Spécialisée sur ce créneau, Securex Médical Services, une filiale du groupe belge Securex, a enregistré, l'an passé, une progression de 33 % de son activité, avec 30 000 contre-visites effectuées. Décriée par certains, la contre-visite médicale a un pouvoir dissuasif indéniable. « Dans une grande PME du Nord, raconte Marie-Stéphane Lelaurin, directrice de Securex Médical Services, rien que l'effet d'annonce a fait tomber le taux d'absentéisme à 8 % en quelques mois, contre 12 % initialement. Au bout d'une année, il était de 6 %. »

Bataille de la prévention

« Dans le secteur privé, on assiste, grosso modo, à une croissance annuelle de 30 % des primes versées pour absentéisme, affirme cette responsable. Il y a, aujourd'hui, et c'est un fait relativement nouveau, une volonté des entreprises de livrer la bataille de la prévention, dont la contre-visite médicale fait partie intégrante. »

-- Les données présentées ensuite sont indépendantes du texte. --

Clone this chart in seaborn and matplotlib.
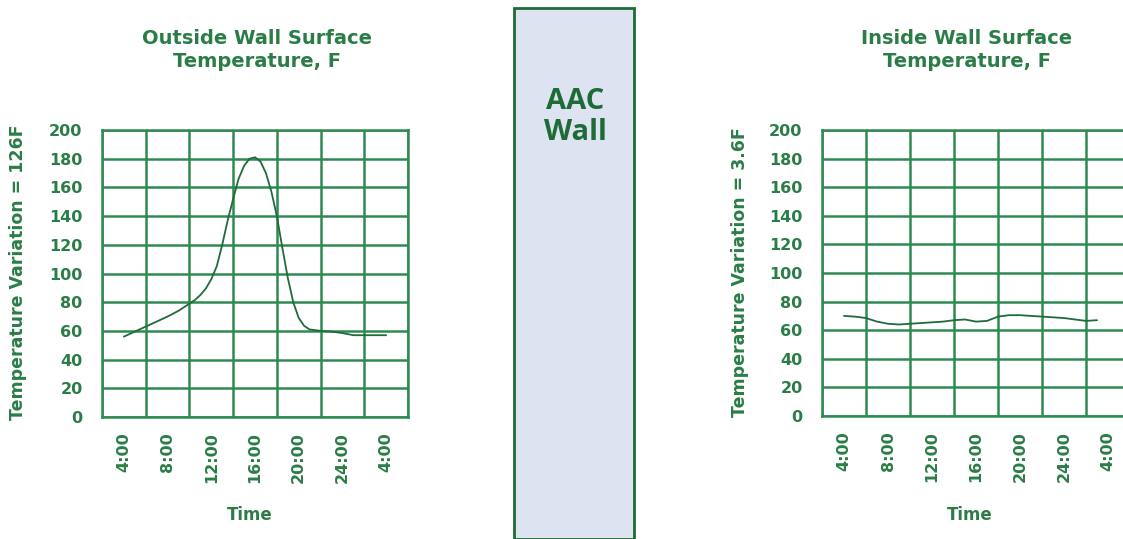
import numpy as np
import pandas as pd
import matplotlib
matplotlib.use("Agg")
import matplotlib.pyplot as plt
import seaborn as sns
from matplotlib.patches import Rectangle

# ---- data ----
outside_hours = [4, 5, 6, 7, 8, 9, 10, 10.5, 11, 11.5, 12, 12.5, 13, 13.5, 14,
                 14.5, 15, 15.5, 16, 16.5, 17, 17.5, 18, 18.5, 19, 19.5, 20,
                 20.5, 21, 22, 23, 24, 25, 26, 27, 28]
outside_temp = [56, 59.5, 63, 66.5, 70, 74, 79, 81.5, 85, 89.5, 96, 105, 120,
                137, 152, 166, 175, 180, 181, 178, 170, 157, 140, 118, 97, 80,
                69, 63.5, 61, 60, 59.5, 58.5, 57, 57, 57, 57]

inside_hours = [4, 5, 6, 7, 8, 9, 10, 11, 12, 13, 14, 15, 16, 17, 18, 19,
                20, 21, 22, 23, 24, 25, 26, 27]
inside_temp = [70, 69.5, 68.5, 66, 64.5, 64, 64.5, 65, 65.5, 66, 67, 67.5,
               66, 66.5, 69.5, 70.5, 70.5, 70, 69.5, 69, 68.5, 67.5, 66.5, 67]

tick_pos = [4, 8, 12, 16, 20, 24, 28]
tick_labels = ["4:00", "8:00", "12:00", "16:00", "20:00", "24:00", "4:00"]
y_ticks = list(range(0, 201, 20))

titles = ["Outside Wall Surface\nTemperature, F", "Inside Wall Surface\nTemperature, F"]
ylabels = ["Temperature Variation = 126F", "Temperature Variation = 3.6F"]

GREEN = "#2b7d47"
GRID = "#2f8a52"
LINE = "#1f6b3a"

sns.set_style("white")
plt.rcParams["font.family"] = ["DejaVu Sans"]

fig = plt.figure(figsize=(11.23, 5.39), dpi=100)
W, H = 1123, 539


def make_axes(left_px, right_px, top_px, bottom_px):
    return fig.add_axes([left_px / W, 1 - bottom_px / H,
                         (right_px - left_px) / W, (bottom_px - top_px) / H])


def style(ax, hours, temp, title, ylabel, title_x, ylabel_x, time_x):
    sns.lineplot(x=hours, y=temp, ax=ax, color=LINE, linewidth=1.3)
    ax.set_xlim(2, 30)
    ax.set_ylim(0, 200)
    ax.set_xticks(range(2, 31, 4))
    ax.set_xticklabels([])
    ax.set_xticks(tick_pos, minor=True)
    ax.set_xticklabels(tick_labels, minor=True, rotation=90,
                       fontsize=11.5, fontweight="bold", color=GREEN)
    ax.set_yticks(y_ticks)
    ax.set_yticklabels([str(v) for v in y_ticks], fontsize=11.5,
                       fontweight="bold", color=GREEN)
    ax.tick_params(axis="both", which="major", length=4, width=1.8,
                   color=GRID, direction="out", pad=10)
    ax.tick_params(axis="x", which="minor", length=0, pad=11)
    ax.grid(True, which="major", color=GRID, linewidth=1.8)
    for s in ax.spines.values():
        s.set_color(GRID)
        s.set_linewidth(1.8)
    ax.set_xlabel("")
    ax.set_ylabel("")
    fig.text(title_x / W, 1 - 50 / H, title, ha="center", va="center",
             fontsize=14, fontweight="bold", color=GREEN, linespacing=1.25)
    fig.text(ylabel_x / W, 1 - 272 / H, ylabel, rotation=90, ha="center",
             va="center", fontsize=12.5, fontweight="bold", color=GREEN)
    fig.text(time_x / W, 1 - 515 / H, "Time", ha="center", va="center",
             fontsize=12, fontweight="bold", color=GREEN)


ax1 = make_axes(102, 408, 130, 417)
style(ax1, outside_hours, outside_temp, titles[0], ylabels[0], 257, 18, 250)

ax2 = make_axes(822, 1130, 130, 416)
style(ax2, inside_hours, inside_temp, titles[1], ylabels[1], 967, 740, 970)

# AAC wall panel in the middle
fig.patches.append(Rectangle((514 / W, 0), 120 / W, 1 - 8 / H,
                             transform=fig.transFigure, facecolor="#dde3f1",
                             edgecolor="#1d6b35", linewidth=2))
fig.text(575 / W, 1 - 117 / H, "AAC\nWall", ha="center", va="center",
         fontsize=21, fontweight="bold", color="#1d6b35",
         family=["Open Sans", "DejaVu Sans"], linespacing=1.05)

fig.savefig("out.png", dpi=100)
plt.close(fig)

Médecin-conseil chez Dexia Sofaxis, un assureur qui intervient sur le marché des collectivités territoriales et des établissements publics de santé, le Dr Jean-Michel Maurel estime que 5,5 % des arrêts de travail ne sont pas justifiés dans la fonction publique : « Le contrôle médical n'est pas assez utilisé dans la fonction publique, car c'est un sujet politiquement sensible. Pourtant, lorsque le projet est correctement annoncé, notamment aux partenaires sociaux, la démarche ne pose aucun problème. En revanche, si l'objectif de l'employeur est répressif, alors, il va droit dans le mur. »

Les Pays-Bas, champions malgré eux de l'invalidité

Le système néerlandais de protection sociale, pourtant réputé dans le monde entier, souffre de ses dérives. Ainsi, la loi de 1967 sur l'incapacité de travail (WAO), prévue à l'origine pour 200 000 personnes au maximum, doit, aujourd'hui, s'appliquer à cinq fois plus de salariés. C'est près de 15 % de la population active.

Pourtant, bien des mesures ont été prises pour diminuer le nombre d'allocataires : réduction de la durée et du montant des indemnités, sanctions financières pour les entreprises "générant" beaucoup d'invalides, restructuration des organismes prestataires... Sans grands résultats.

Le gouvernement actuel a donc décidé de prendre le taureau par les cornes. En janvier dernier, la période maximale d'arrêt maladie (avant l'obtention du statut d'invalide) est passée d'un à deux ans. Pendant ces 24 mois, l'employeur est tenu de verser au moins 70 % du salaire. Il doit également tout faire pour que le salarié revienne sur le marché du travail.

Mais la réforme la plus importante entre en vigueur au 1er juillet prochain. A partir de cette date, tous les invalides de moins de 55 ans seront convoqués pour une visite médicale et réexaminés selon des critères plus stricts. Seule une incapacité à 100 % permettra de continuer à recevoir une allocation. Le ministère des Affaires sociales estime que 110 000 personnes reprendront ainsi le travail : 40 000 par leurs propres moyens et 70 000 avec l'aide de sociétés de reclassement. Pour cela, un budget de 288 millions d'euros a été débloqué, ce qui devrait permettre une économie de 377 millions d'euros en 2007.